For the merchantmen, credit cards are a win, too. Without the buy now—pay later knee jerk purchases of consumers, the entire business cycle, from raw goods suppliers to manufacturers, manufacturers to distributors, distributors to merchants and merchants to consumers would barely creep along compared to the present turnover rate of products in the cycle. With the faster business cycle comes greater employment, a wider variety of products, richer middlemen and merchants and ultimately happier consumers. Maybe that's what trickle-down economics is really supposed to mean—a description of the benefits of the business cycle, not a plan to give money to the rich and let it trickle down to the poor (popularly called Reaganomics). It begins with consumer needs or wants which generate the demand for product(s) which the merchant then orders from the distributor, and so forth. The lack of consumer credit slows the cycle, decreases inventories, increases layoffs, and increases unemployment throughout the product pipeline.

The economic engine of our country slows when consumer purchasing decreases. Decreasing purchases mean less tax money to run our country, repair and maintain our current infrastructure, build new highways and bridges and waterways, provide for the health, welfare and education of our citizens, and provide for our national defense. And borrowing at the local, state and federal levels increases to provide the services required by their citizens.

Thus, the availability of credit for the consumers is directly responsible for keeping our economy, our economic engine, running.

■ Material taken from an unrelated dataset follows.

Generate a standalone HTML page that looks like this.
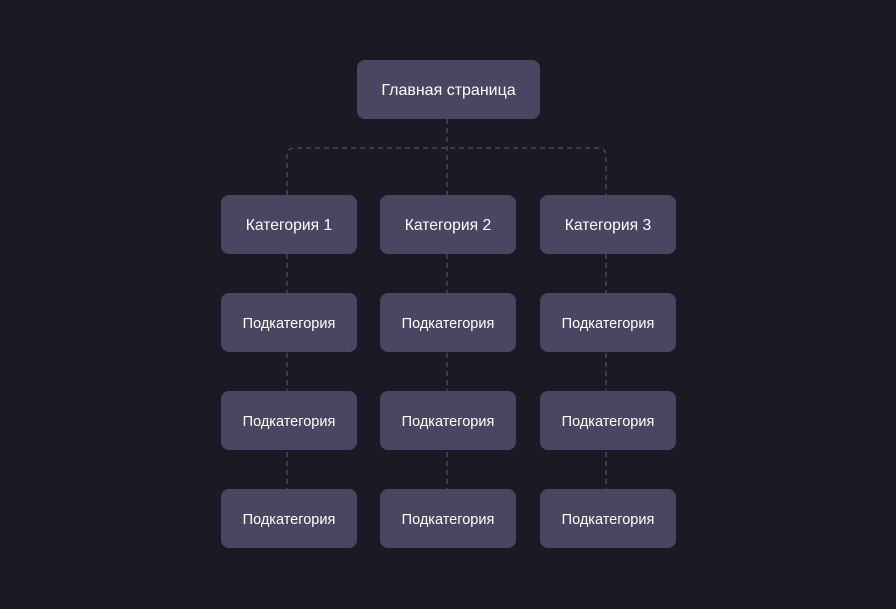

So there you are. Credit cards: An immeasurably great business based entirely on the hedonistic traits of American consumers. “I want it now! I deserve it now!” Maybe, even with the downside of overextending credit to irresponsible consumers, credit cards are a necessary evil in our lives. They're ubiquitous, everywhere you go, and have allowed the hedonistic Americans to satisfy their cravings for the ever-changing trappings of affluence and success—and in the end, perhaps unwittingly, underwrite the success of our country as well.

But as always: Caveat emptor, which is Latin for “Let the buyer beware.”